The Speltzs owed the government $210,065 on top of the $53,000 they owed the state.

"How could our tax bill be higher than the president's tax bill?" asks June Speltz. "That just doesn't make sense."

The tax bill was nearly three times their annual income.

"The only thing we've got left is the house, and they want that too," says Ron Speltz.

Kiplinger's Magazine put their nightmare into numbers.

It started when the Speltzs took advantage of stock incentives offered by Ron's company, McLeod USA.

He bought $800,000 worth of stock at a fraction of the price.

But when he sold that stock it was worth only $1,500.

Still, under a little understood provision in the U.S. tax code, he was taxed on the full $800,000 anyway.

"It's legalized extortion," he says. "You look up 'extortion' in Webster's - there it is. This is exactly what is going on."

The culprit: the "Alternative Minimum Tax" or AMT for short. Never heard of it? The IRS warns you're about to.

"What's going to happen is that 35.5 million taxpayers, if they didn't know the AMT existed, are going to get letters from the IRS saying, 'Oh by the way, you thought that you paid your income tax timely and properly, but you're wrong and here's your bill," says Nina Olsen, a National Taxpayer Advocate for the IRS.

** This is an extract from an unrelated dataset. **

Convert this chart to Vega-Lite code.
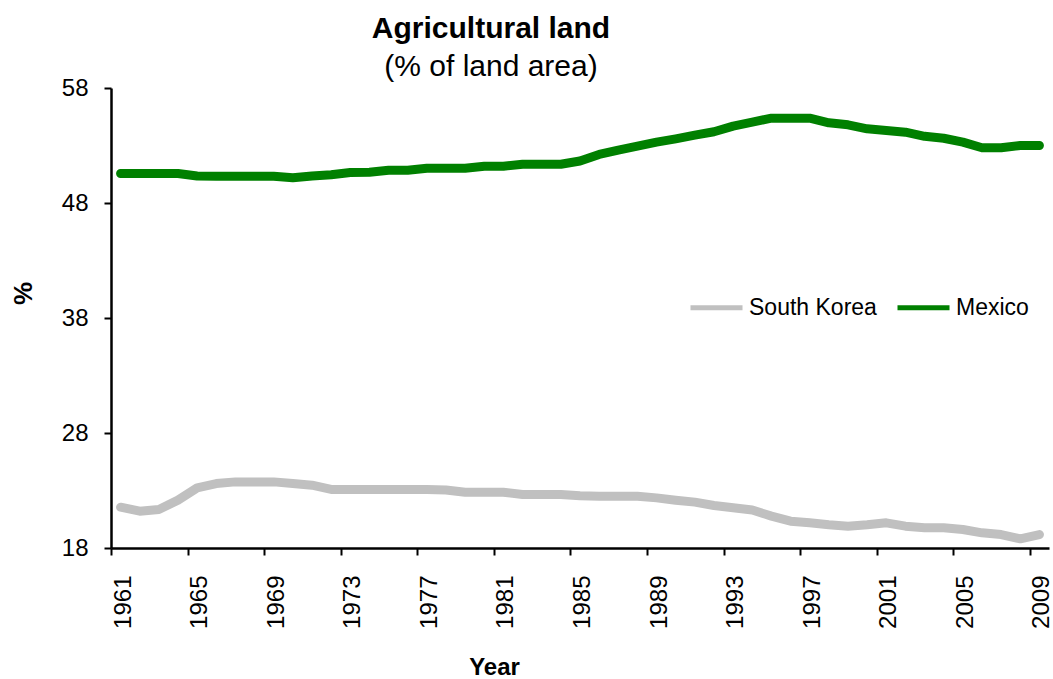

The AMT was originally designed 34 years ago to hit only the rich. The theory? Since their deductions sheltered them from paying taxes under the ordinary set of rules they should be saddled with a second, tougher set of rules to make sure that they did. The problem: it was never adjusted for inflation, so the rich then, are middle income now, which means virtually anything that lowers your taxable income can trigger it. Unfair? You bet, says the IRS.

"It's a horrible, provision. It has really disparate and unfair impact on people," says Olsen. "We are really sorry about the impact of this tax, but it is not for us to rewrite the laws, it's for Congress to act."

For now, it's all victims, like the Speltzs, can pray for.

"When it comes to protecting me, who's my Homeland Security? Because I'm getting relentlessly attacked," says Ron Speltz.

All by a creature of Congress left to run amuck, destroying the very families it was designed to protect.